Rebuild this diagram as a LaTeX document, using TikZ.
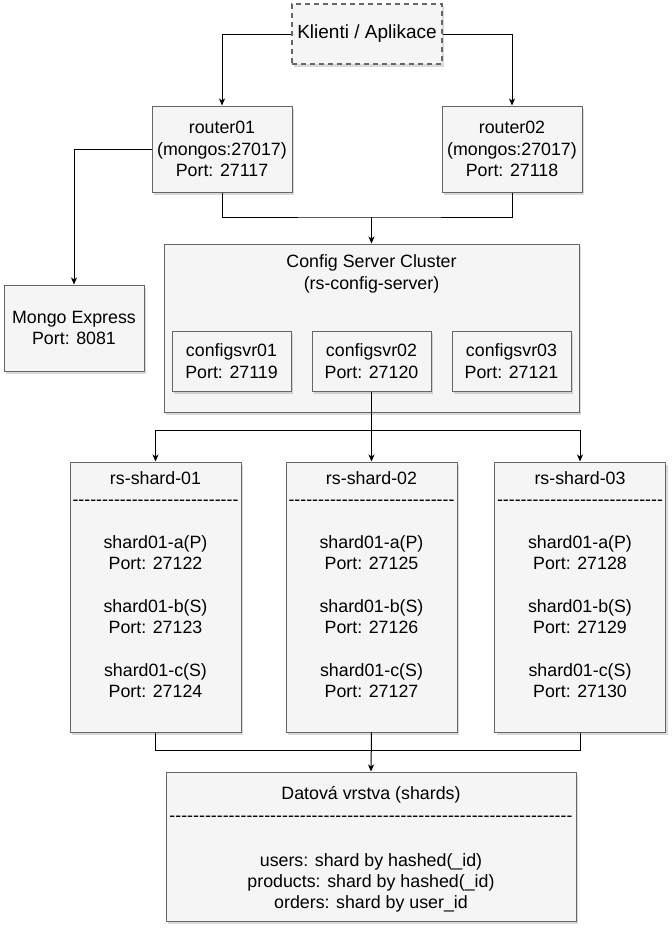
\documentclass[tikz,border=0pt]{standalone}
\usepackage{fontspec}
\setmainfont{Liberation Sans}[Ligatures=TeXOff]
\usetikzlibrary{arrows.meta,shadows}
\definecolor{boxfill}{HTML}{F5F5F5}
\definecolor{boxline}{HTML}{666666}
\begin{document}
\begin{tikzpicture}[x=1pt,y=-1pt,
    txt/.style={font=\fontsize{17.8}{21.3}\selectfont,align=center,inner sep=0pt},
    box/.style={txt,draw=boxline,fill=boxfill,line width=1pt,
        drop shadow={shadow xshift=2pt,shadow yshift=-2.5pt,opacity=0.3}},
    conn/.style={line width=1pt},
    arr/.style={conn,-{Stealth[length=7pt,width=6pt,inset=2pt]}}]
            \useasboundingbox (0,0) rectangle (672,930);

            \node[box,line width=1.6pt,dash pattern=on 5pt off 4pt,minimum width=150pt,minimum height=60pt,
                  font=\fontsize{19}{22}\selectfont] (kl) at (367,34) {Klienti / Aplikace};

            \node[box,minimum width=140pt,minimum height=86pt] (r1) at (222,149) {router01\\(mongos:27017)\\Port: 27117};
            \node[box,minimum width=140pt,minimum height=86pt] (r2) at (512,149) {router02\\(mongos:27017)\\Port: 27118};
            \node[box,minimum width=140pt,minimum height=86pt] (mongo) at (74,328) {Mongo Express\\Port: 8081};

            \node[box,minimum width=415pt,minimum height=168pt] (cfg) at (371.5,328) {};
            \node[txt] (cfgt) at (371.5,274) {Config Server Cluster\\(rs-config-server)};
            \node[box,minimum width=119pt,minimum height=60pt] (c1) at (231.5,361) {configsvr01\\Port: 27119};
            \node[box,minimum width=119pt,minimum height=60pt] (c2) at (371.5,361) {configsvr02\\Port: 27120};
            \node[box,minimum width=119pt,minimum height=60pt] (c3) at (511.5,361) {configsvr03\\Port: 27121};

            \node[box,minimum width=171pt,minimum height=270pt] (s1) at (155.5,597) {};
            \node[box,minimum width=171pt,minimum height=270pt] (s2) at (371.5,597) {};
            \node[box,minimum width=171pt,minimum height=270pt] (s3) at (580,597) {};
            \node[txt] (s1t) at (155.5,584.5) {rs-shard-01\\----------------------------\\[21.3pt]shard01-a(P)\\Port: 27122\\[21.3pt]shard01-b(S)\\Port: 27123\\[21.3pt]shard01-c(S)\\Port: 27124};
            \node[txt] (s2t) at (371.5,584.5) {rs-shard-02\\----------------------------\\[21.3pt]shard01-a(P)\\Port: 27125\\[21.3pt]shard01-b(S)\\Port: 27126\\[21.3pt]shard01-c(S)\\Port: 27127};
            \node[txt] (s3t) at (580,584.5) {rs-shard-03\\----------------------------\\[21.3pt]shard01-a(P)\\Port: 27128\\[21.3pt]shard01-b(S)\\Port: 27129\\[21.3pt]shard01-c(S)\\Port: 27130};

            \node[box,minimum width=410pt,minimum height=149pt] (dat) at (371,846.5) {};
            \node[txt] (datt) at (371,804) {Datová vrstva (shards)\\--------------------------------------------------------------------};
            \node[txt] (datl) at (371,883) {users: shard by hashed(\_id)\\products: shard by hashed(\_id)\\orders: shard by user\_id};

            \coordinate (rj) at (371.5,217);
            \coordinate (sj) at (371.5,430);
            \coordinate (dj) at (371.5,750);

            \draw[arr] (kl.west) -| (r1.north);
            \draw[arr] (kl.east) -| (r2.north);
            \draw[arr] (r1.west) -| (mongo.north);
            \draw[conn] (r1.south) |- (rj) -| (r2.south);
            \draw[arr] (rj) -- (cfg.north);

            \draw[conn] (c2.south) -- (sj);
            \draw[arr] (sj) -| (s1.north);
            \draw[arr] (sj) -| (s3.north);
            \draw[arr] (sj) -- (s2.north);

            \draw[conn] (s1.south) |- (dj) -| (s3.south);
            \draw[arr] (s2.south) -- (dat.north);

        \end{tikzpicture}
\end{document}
+ + + + + + +
Short exercise: Omit pictures; set down the rest of the material word for word.

Exercise response:
Rebuild this diagram as a LaTeX document, using TikZ.
\documentclass[tikz,border=0pt]{standalone}
\usepackage{fontspec}
\setmainfont{Liberation Sans}[Ligatures=TeXOff]
\usetikzlibrary{arrows.meta,shadows}
\definecolor{boxfill}{HTML}{F5F5F5}
\definecolor{boxline}{HTML}{666666}
\begin{document}
\begin{tikzpicture}[x=1pt,y=-1pt,
    txt/.style={font=\fontsize{17.8}{21.3}\selectfont,align=center,inner sep=0pt},
    box/.style={txt,draw=boxline,fill=boxfill,line width=1pt,
        drop shadow={shadow xshift=2pt,shadow yshift=-2.5pt,opacity=0.3}},
    conn/.style={line width=1pt},
    arr/.style={conn,-{Stealth[length=7pt,width=6pt,inset=2pt]}}]
            \useasboundingbox (0,0) rectangle (672,930);

            \node[box,line width=1.6pt,dash pattern=on 5pt off 4pt,minimum width=150pt,minimum height=60pt,
                  font=\fontsize{19}{22}\selectfont] (kl) at (367,34) {Klienti / Aplikace};

            \node[box,minimum width=140pt,minimum height=86pt] (r1) at (222,149) {router01\\(mongos:27017)\\Port: 27117};
            \node[box,minimum width=140pt,minimum height=86pt] (r2) at (512,149) {router02\\(mongos:27017)\\Port: 27118};
            \node[box,minimum width=140pt,minimum height=86pt] (mongo) at (74,328) {Mongo Express\\Port: 8081};

            \node[box,minimum width=415pt,minimum height=168pt] (cfg) at (371.5,328) {};
            \node[txt] (cfgt) at (371.5,274) {Config Server Cluster\\(rs-config-server)};
            \node[box,minimum width=119pt,minimum height=60pt] (c1) at (231.5,361) {configsvr01\\Port: 27119};
            \node[box,minimum width=119pt,minimum height=60pt] (c2) at (371.5,361) {configsvr02\\Port: 27120};
            \node[box,minimum width=119pt,minimum height=60pt] (c3) at (511.5,361) {configsvr03\\Port: 27121};

            \node[box,minimum width=171pt,minimum height=270pt] (s1) at (155.5,597) {};
            \node[box,minimum width=171pt,minimum height=270pt] (s2) at (371.5,597) {};
            \node[box,minimum width=171pt,minimum height=270pt] (s3) at (580,597) {};
            \node[txt] (s1t) at (155.5,584.5) {rs-shard-01\\----------------------------\\[21.3pt]shard01-a(P)\\Port: 27122\\[21.3pt]shard01-b(S)\\Port: 27123\\[21.3pt]shard01-c(S)\\Port: 27124};
            \node[txt] (s2t) at (371.5,584.5) {rs-shard-02\\----------------------------\\[21.3pt]shard01-a(P)\\Port: 27125\\[21.3pt]shard01-b(S)\\Port: 27126\\[21.3pt]shard01-c(S)\\Port: 27127};
            \node[txt] (s3t) at (580,584.5) {rs-shard-03\\----------------------------\\[21.3pt]shard01-a(P)\\Port: 27128\\[21.3pt]shard01-b(S)\\Port: 27129\\[21.3pt]shard01-c(S)\\Port: 27130};

            \node[box,minimum width=410pt,minimum height=149pt] (dat) at (371,846.5) {};
            \node[txt] (datt) at (371,804) {Datová vrstva (shards)\\--------------------------------------------------------------------};
            \node[txt] (datl) at (371,883) {users: shard by hashed(\_id)\\products: shard by hashed(\_id)\\orders: shard by user\_id};

            \coordinate (rj) at (371.5,217);
            \coordinate (sj) at (371.5,430);
            \coordinate (dj) at (371.5,750);

            \draw[arr] (kl.west) -| (r1.north);
            \draw[arr] (kl.east) -| (r2.north);
            \draw[arr] (r1.west) -| (mongo.north);
            \draw[conn] (r1.south) |- (rj) -| (r2.south);
            \draw[arr] (rj) -- (cfg.north);

            \draw[conn] (c2.south) -- (sj);
            \draw[arr] (sj) -| (s1.north);
            \draw[arr] (sj) -| (s3.north);
            \draw[arr] (sj) -- (s2.north);

            \draw[conn] (s1.south) |- (dj) -| (s3.south);
            \draw[arr] (s2.south) -- (dat.north);

        \end{tikzpicture}
\end{document}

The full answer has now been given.